What to produce: Give an exact transcription of every line, dropping the images.
'''
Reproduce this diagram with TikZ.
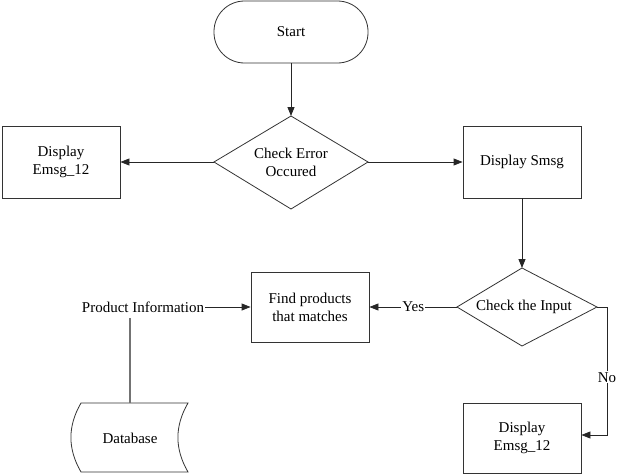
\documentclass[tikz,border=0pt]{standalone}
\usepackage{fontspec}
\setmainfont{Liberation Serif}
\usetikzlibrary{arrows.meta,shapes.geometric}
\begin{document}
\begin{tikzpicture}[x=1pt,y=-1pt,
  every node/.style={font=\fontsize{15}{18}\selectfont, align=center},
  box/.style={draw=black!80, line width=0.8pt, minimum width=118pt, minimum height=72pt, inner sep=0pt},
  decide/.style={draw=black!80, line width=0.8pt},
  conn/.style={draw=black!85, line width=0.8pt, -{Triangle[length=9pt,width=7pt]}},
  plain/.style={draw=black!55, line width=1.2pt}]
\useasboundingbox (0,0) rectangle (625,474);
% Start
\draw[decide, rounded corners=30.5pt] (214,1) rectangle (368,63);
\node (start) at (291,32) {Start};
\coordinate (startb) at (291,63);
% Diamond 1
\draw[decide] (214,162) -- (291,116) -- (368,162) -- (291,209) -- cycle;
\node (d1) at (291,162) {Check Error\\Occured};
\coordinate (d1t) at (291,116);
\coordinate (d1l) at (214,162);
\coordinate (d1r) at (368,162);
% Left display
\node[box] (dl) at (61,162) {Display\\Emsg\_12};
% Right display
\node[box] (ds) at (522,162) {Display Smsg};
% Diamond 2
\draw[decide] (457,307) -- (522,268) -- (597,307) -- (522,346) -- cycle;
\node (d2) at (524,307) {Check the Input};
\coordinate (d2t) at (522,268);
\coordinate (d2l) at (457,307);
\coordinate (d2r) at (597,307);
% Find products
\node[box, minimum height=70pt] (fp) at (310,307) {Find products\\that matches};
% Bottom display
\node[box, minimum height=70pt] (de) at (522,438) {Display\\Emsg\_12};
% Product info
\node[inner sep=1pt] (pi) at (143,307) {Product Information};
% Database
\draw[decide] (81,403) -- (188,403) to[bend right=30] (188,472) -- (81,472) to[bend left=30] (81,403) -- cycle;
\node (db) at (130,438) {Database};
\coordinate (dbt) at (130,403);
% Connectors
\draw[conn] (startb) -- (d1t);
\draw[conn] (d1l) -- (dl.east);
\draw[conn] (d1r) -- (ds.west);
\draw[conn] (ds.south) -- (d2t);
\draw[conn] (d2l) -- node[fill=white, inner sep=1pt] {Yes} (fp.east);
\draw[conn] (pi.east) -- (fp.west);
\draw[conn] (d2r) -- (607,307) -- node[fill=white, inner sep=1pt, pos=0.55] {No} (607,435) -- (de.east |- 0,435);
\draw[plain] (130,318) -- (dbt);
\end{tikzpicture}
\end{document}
'''
Written reply:
Reproduce this diagram with TikZ.
\documentclass[tikz,border=0pt]{standalone}
\usepackage{fontspec}
\setmainfont{Liberation Serif}
\usetikzlibrary{arrows.meta,shapes.geometric}
\begin{document}
\begin{tikzpicture}[x=1pt,y=-1pt,
  every node/.style={font=\fontsize{15}{18}\selectfont, align=center},
  box/.style={draw=black!80, line width=0.8pt, minimum width=118pt, minimum height=72pt, inner sep=0pt},
  decide/.style={draw=black!80, line width=0.8pt},
  conn/.style={draw=black!85, line width=0.8pt, -{Triangle[length=9pt,width=7pt]}},
  plain/.style={draw=black!55, line width=1.2pt}]
\useasboundingbox (0,0) rectangle (625,474);
% Start
\draw[decide, rounded corners=30.5pt] (214,1) rectangle (368,63);
\node (start) at (291,32) {Start};
\coordinate (startb) at (291,63);
% Diamond 1
\draw[decide] (214,162) -- (291,116) -- (368,162) -- (291,209) -- cycle;
\node (d1) at (291,162) {Check Error\\Occured};
\coordinate (d1t) at (291,116);
\coordinate (d1l) at (214,162);
\coordinate (d1r) at (368,162);
% Left display
\node[box] (dl) at (61,162) {Display\\Emsg\_12};
% Right display
\node[box] (ds) at (522,162) {Display Smsg};
% Diamond 2
\draw[decide] (457,307) -- (522,268) -- (597,307) -- (522,346) -- cycle;
\node (d2) at (524,307) {Check the Input};
\coordinate (d2t) at (522,268);
\coordinate (d2l) at (457,307);
\coordinate (d2r) at (597,307);
% Find products
\node[box, minimum height=70pt] (fp) at (310,307) {Find products\\that matches};
% Bottom display
\node[box, minimum height=70pt] (de) at (522,438) {Display\\Emsg\_12};
% Product info
\node[inner sep=1pt] (pi) at (143,307) {Product Information};
% Database
\draw[decide] (81,403) -- (188,403) to[bend right=30] (188,472) -- (81,472) to[bend left=30] (81,403) -- cycle;
\node (db) at (130,438) {Database};
\coordinate (dbt) at (130,403);
% Connectors
\draw[conn] (startb) -- (d1t);
\draw[conn] (d1l) -- (dl.east);
\draw[conn] (d1r) -- (ds.west);
\draw[conn] (ds.south) -- (d2t);
\draw[conn] (d2l) -- node[fill=white, inner sep=1pt] {Yes} (fp.east);
\draw[conn] (pi.east) -- (fp.west);
\draw[conn] (d2r) -- (607,307) -- node[fill=white, inner sep=1pt, pos=0.55] {No} (607,435) -- (de.east |- 0,435);
\draw[plain] (130,318) -- (dbt);
\end{tikzpicture}
\end{document}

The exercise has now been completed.